Finnair has reported a small profit in the first half of the year after cutting its workforce by 16 per cent as part of a €140m cost saving programme.
The airline made €2.5m before tax in the six months to the end of June, compared with a loss of €48.7m in the same period the year before. Turnover was up 1.4 per cent to €1.2 billion. Finnair carried 4.56 million passengers in this period, a 5.2 per cent increase and recorded load factors of 65.4 per cent, an increase of 1.1 percentage points.
Finnair operates a number of flights to Asia, attracting business travellers from Europe with a claimed fastest flying time across the polar region via its Helsinki hub. The airline said that during the second quarter, the total market for flights between Helsinki and European destinations grew by 4.6 per cent, while the market between Asian and European destinations contracted by 2.1 per cent. However, the airline was able to increase its market share in both sectors.

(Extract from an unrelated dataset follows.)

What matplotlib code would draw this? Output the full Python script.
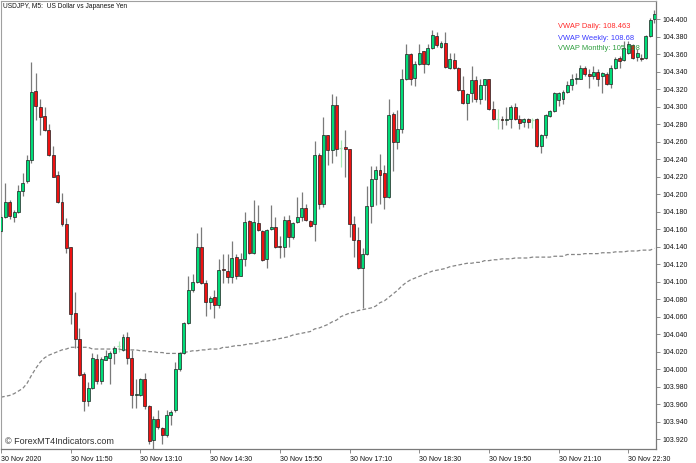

Finnair said jet fuel remained at a high level but that the euro had appreciated nearly 26 per cent against the Japanese yen – one of its key markets - and approximately two per cent against the US dollar compared to the corresponding period in 2012.
Finnair’s cost-cutting programme, which began exactly two years ago, achieved its €140m target six months early, with the workforce now down to under 6,000 and an outsourcing programme underway.
It added that the long-term objective is an operational profit margin of six per cent with an additional €60m in savings by the end of 2014. This will come via “substantial savings” in personnel costs.
“The objective is to achieve the level of market wages and labour costs in the industry, primarily by implementing changes to wage structures and working hours,” it said.